According to a report released Sept. 15 by the National Center for Health Statistics, slightly more than half of American teenagers ages 15 to 19 have engaged in oral sex. That number jumps to 70 percent for 18 and 19 year olds.

A report issued earlier this year, based on the same research gathered in 2002 and 2003, surprisingly showed that slightly more girls than boys have had intercourse before they turn 20. Also, the number of high school girls who have engaged in casual sexual encounters now equals boys.


Now, I'm not really sounding the alarms about something that is not new news. After all, I think there are those in our society who have been ringing these bells since I was a teen. (Yes, that amount of time is growing larger and larger). What this article made me think about was teenage dating. Where do we think all of this promiscuous activity is happening? Do we think it is happening while teens are hanging out with friends under parental or responsible adult supervision? Our youth group at my church has been discussing dating for the last few weeks. My view I think can be summed up pretty well in this summary of the book "I Kissed Dating Goodbye" by Joshua Harris. Here is a snippet.

I Kissed Dating Goodbye is not just about sexual purity; it scrutinizes the whole course of friendship, courtship, romance, engagement, and marriage. In a chapter on what's wrong with the current approach, Harris argues that dating (1) leads to intimacy but not necessarily to commitment; (2) tends to skip the "friendship" stage of a relationship; (3) often mistakes a physical relationship for love; (4) often isolates a couple from other vital relationships; (5) in many cases, distracts young adults from their primary responsibility of preparing for the future; (6) can cause discontentment with God's gift of singleness; and (7) creates an artificial environment for evaluating another person's character.

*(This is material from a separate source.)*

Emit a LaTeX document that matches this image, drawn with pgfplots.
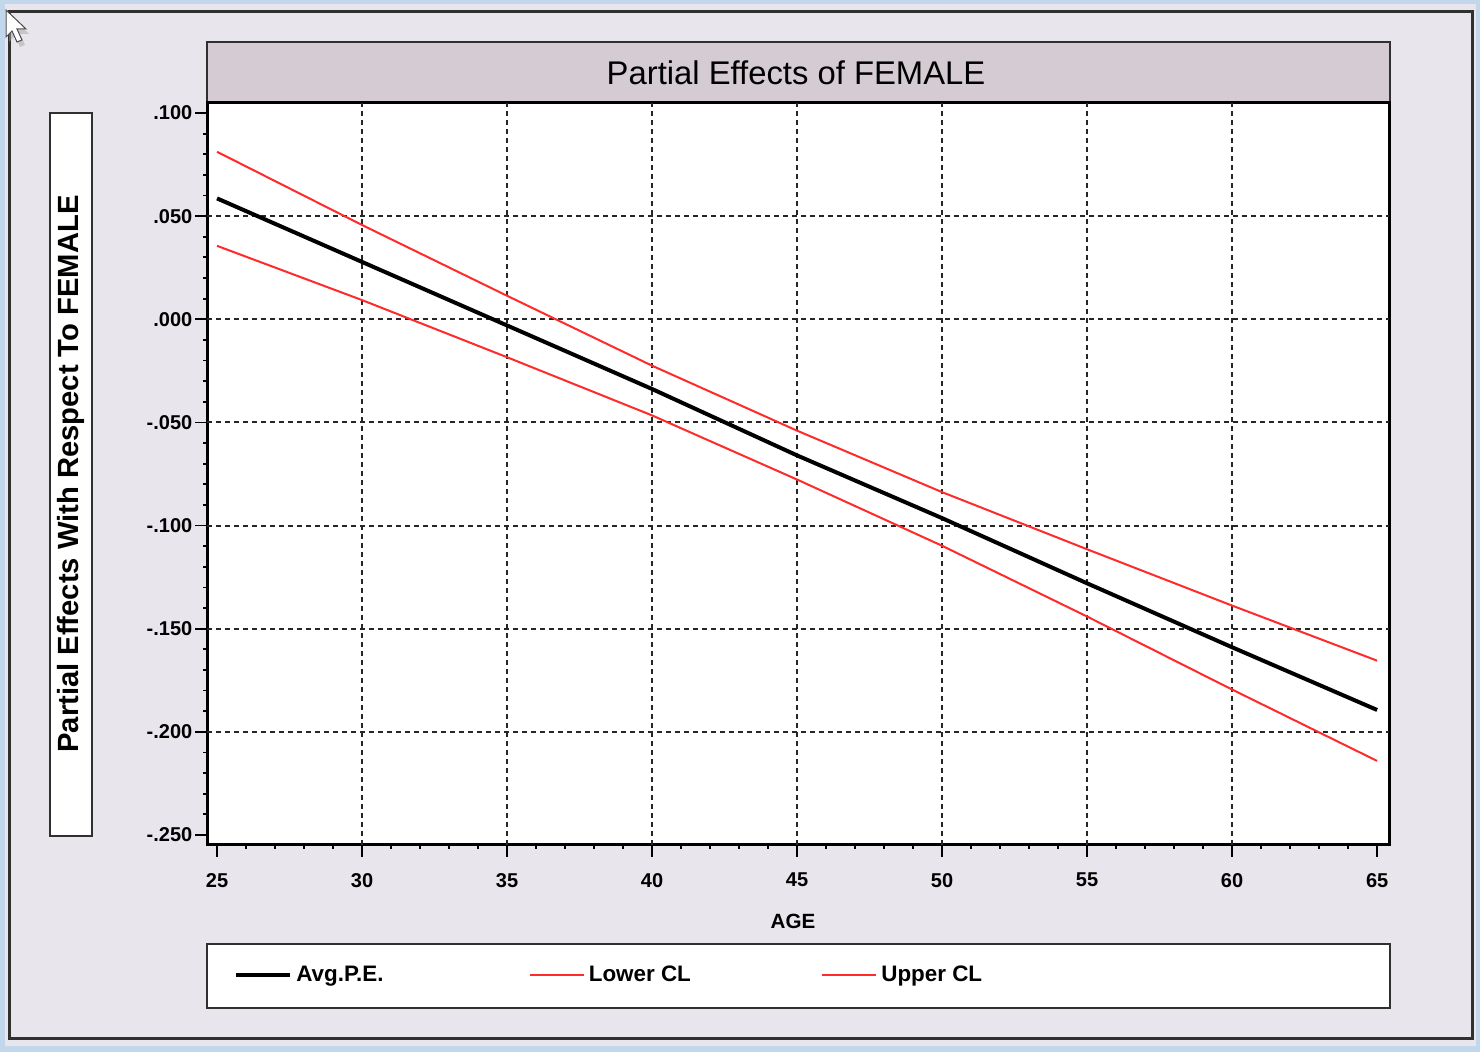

First a brief description of dating. This would be spending major amounts of time alone for the sole purpose of pepetuating an emotional/romantic involvement. Now,I think at the very least Christians should be coninually looking at ways to protect our children from the influences of sin in the world, and in their own hearts. My question is, do you think dating at a young age (13-17) is teaching our children the Biblical principles of self-control, patience, and purity, or even fostering an enviroment condusive to these qualities? Just asking what you think.

Curious,
Russ

2 comments:

Best Book Buys said...

Dax,
Thanks. It is that balance between encouraging people to think biblically and doing it in a humble and gentle manner that I seek to achieve, knowing that I need it as much as anyone. You remind me that the only way we know what is right and good, is because God has told us in His Word.
Russ

Best Book Buys said...

Randy,

You said ""dating" in our culture is nothing more or less a practice for divorce. Think about it- You date someone, it doesn't work out, you date someone else, etc."

I, and others, have come to basicaly the same conclusion. Thanks for your input brother!